(PROBLEM TO WORK ON): Exclude the pictures, then repeat the remaining data exactly.

☆ ☆ ☆

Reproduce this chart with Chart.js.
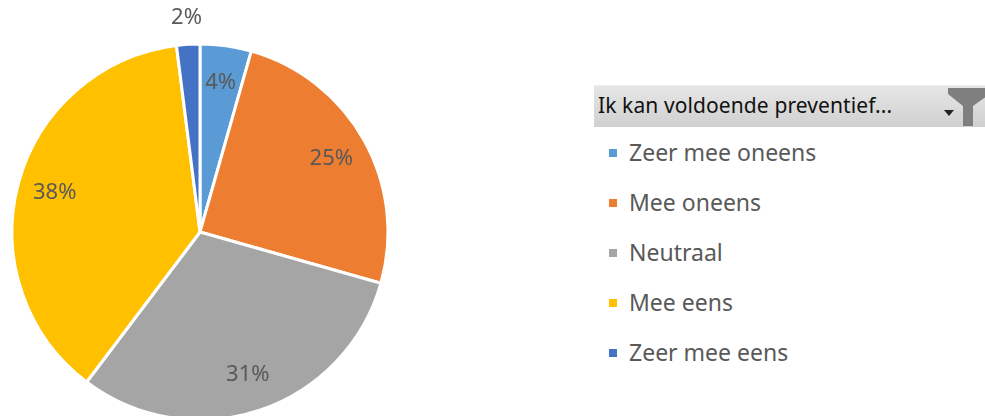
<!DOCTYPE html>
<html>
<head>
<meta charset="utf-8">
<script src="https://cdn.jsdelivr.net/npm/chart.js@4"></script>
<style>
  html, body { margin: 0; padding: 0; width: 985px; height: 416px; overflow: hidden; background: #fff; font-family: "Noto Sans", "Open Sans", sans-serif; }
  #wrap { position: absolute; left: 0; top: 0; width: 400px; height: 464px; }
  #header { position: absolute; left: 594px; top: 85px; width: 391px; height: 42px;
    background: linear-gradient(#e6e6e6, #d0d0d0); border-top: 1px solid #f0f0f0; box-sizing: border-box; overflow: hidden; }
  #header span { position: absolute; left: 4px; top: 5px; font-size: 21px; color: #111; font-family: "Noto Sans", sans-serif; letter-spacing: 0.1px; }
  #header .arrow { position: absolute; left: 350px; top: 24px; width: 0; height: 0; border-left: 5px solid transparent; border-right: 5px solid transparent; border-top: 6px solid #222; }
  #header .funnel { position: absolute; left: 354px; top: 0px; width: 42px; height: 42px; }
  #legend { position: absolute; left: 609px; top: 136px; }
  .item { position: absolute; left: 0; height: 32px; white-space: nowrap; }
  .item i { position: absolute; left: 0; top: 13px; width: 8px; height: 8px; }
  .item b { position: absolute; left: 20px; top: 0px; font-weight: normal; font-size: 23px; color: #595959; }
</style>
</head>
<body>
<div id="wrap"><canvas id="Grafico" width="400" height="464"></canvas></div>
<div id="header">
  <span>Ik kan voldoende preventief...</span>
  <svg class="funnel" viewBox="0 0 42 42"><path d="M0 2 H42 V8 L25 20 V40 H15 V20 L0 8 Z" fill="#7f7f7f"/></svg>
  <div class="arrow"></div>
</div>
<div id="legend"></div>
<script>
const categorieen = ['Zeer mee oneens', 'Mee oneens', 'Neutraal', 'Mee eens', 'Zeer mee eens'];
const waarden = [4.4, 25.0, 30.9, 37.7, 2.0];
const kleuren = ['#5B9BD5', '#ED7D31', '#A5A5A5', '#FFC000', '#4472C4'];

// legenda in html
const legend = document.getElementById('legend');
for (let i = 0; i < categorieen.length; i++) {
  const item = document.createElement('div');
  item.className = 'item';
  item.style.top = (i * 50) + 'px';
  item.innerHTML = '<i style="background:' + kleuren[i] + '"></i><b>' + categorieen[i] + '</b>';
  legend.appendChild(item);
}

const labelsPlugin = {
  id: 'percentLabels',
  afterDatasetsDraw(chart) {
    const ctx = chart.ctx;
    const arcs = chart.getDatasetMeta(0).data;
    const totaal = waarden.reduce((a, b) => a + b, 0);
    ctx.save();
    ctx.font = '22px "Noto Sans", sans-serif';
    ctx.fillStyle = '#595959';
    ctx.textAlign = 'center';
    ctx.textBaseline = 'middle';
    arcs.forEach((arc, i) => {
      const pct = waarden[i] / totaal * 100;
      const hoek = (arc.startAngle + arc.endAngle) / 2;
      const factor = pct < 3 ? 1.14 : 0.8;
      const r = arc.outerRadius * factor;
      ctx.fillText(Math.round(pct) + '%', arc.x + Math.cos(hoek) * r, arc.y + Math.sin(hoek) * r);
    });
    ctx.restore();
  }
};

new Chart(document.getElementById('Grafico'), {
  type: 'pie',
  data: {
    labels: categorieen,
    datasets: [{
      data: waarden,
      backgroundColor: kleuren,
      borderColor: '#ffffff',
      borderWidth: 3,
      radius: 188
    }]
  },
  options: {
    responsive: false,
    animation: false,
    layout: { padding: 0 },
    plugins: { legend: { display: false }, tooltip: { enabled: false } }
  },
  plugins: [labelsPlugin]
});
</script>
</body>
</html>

☆ ☆ ☆

(RESULT):
Reproduce this chart with Chart.js.
<!DOCTYPE html>
<html>
<head>
<meta charset="utf-8">
<script src="https://cdn.jsdelivr.net/npm/chart.js@4"></script>
<style>
  html, body { margin: 0; padding: 0; width: 985px; height: 416px; overflow: hidden; background: #fff; font-family: "Noto Sans", "Open Sans", sans-serif; }
  #wrap { position: absolute; left: 0; top: 0; width: 400px; height: 464px; }
  #header { position: absolute; left: 594px; top: 85px; width: 391px; height: 42px;
    background: linear-gradient(#e6e6e6, #d0d0d0); border-top: 1px solid #f0f0f0; box-sizing: border-box; overflow: hidden; }
  #header span { position: absolute; left: 4px; top: 5px; font-size: 21px; color: #111; font-family: "Noto Sans", sans-serif; letter-spacing: 0.1px; }
  #header .arrow { position: absolute; left: 350px; top: 24px; width: 0; height: 0; border-left: 5px solid transparent; border-right: 5px solid transparent; border-top: 6px solid #222; }
  #header .funnel { position: absolute; left: 354px; top: 0px; width: 42px; height: 42px; }
  #legend { position: absolute; left: 609px; top: 136px; }
  .item { position: absolute; left: 0; height: 32px; white-space: nowrap; }
  .item i { position: absolute; left: 0; top: 13px; width: 8px; height: 8px; }
  .item b { position: absolute; left: 20px; top: 0px; font-weight: normal; font-size: 23px; color: #595959; }
</style>
</head>
<body>
<div id="wrap"><canvas id="Grafico" width="400" height="464"></canvas></div>
<div id="header">
  <span>Ik kan voldoende preventief...</span>
  <svg class="funnel" viewBox="0 0 42 42"><path d="M0 2 H42 V8 L25 20 V40 H15 V20 L0 8 Z" fill="#7f7f7f"/></svg>
  <div class="arrow"></div>
</div>
<div id="legend"></div>
<script>
const categorieen = ['Zeer mee oneens', 'Mee oneens', 'Neutraal', 'Mee eens', 'Zeer mee eens'];
const waarden = [4.4, 25.0, 30.9, 37.7, 2.0];
const kleuren = ['#5B9BD5', '#ED7D31', '#A5A5A5', '#FFC000', '#4472C4'];

// legenda in html
const legend = document.getElementById('legend');
for (let i = 0; i < categorieen.length; i++) {
  const item = document.createElement('div');
  item.className = 'item';
  item.style.top = (i * 50) + 'px';
  item.innerHTML = '<i style="background:' + kleuren[i] + '"></i><b>' + categorieen[i] + '</b>';
  legend.appendChild(item);
}

const labelsPlugin = {
  id: 'percentLabels',
  afterDatasetsDraw(chart) {
    const ctx = chart.ctx;
    const arcs = chart.getDatasetMeta(0).data;
    const totaal = waarden.reduce((a, b) => a + b, 0);
    ctx.save();
    ctx.font = '22px "Noto Sans", sans-serif';
    ctx.fillStyle = '#595959';
    ctx.textAlign = 'center';
    ctx.textBaseline = 'middle';
    arcs.forEach((arc, i) => {
      const pct = waarden[i] / totaal * 100;
      const hoek = (arc.startAngle + arc.endAngle) / 2;
      const factor = pct < 3 ? 1.14 : 0.8;
      const r = arc.outerRadius * factor;
      ctx.fillText(Math.round(pct) + '%', arc.x + Math.cos(hoek) * r, arc.y + Math.sin(hoek) * r);
    });
    ctx.restore();
  }
};

new Chart(document.getElementById('Grafico'), {
  type: 'pie',
  data: {
    labels: categorieen,
    datasets: [{
      data: waarden,
      backgroundColor: kleuren,
      borderColor: '#ffffff',
      borderWidth: 3,
      radius: 188
    }]
  },
  options: {
    responsive: false,
    animation: false,
    layout: { padding: 0 },
    plugins: { legend: { display: false }, tooltip: { enabled: false } }
  },
  plugins: [labelsPlugin]
});
</script>
</body>
</html>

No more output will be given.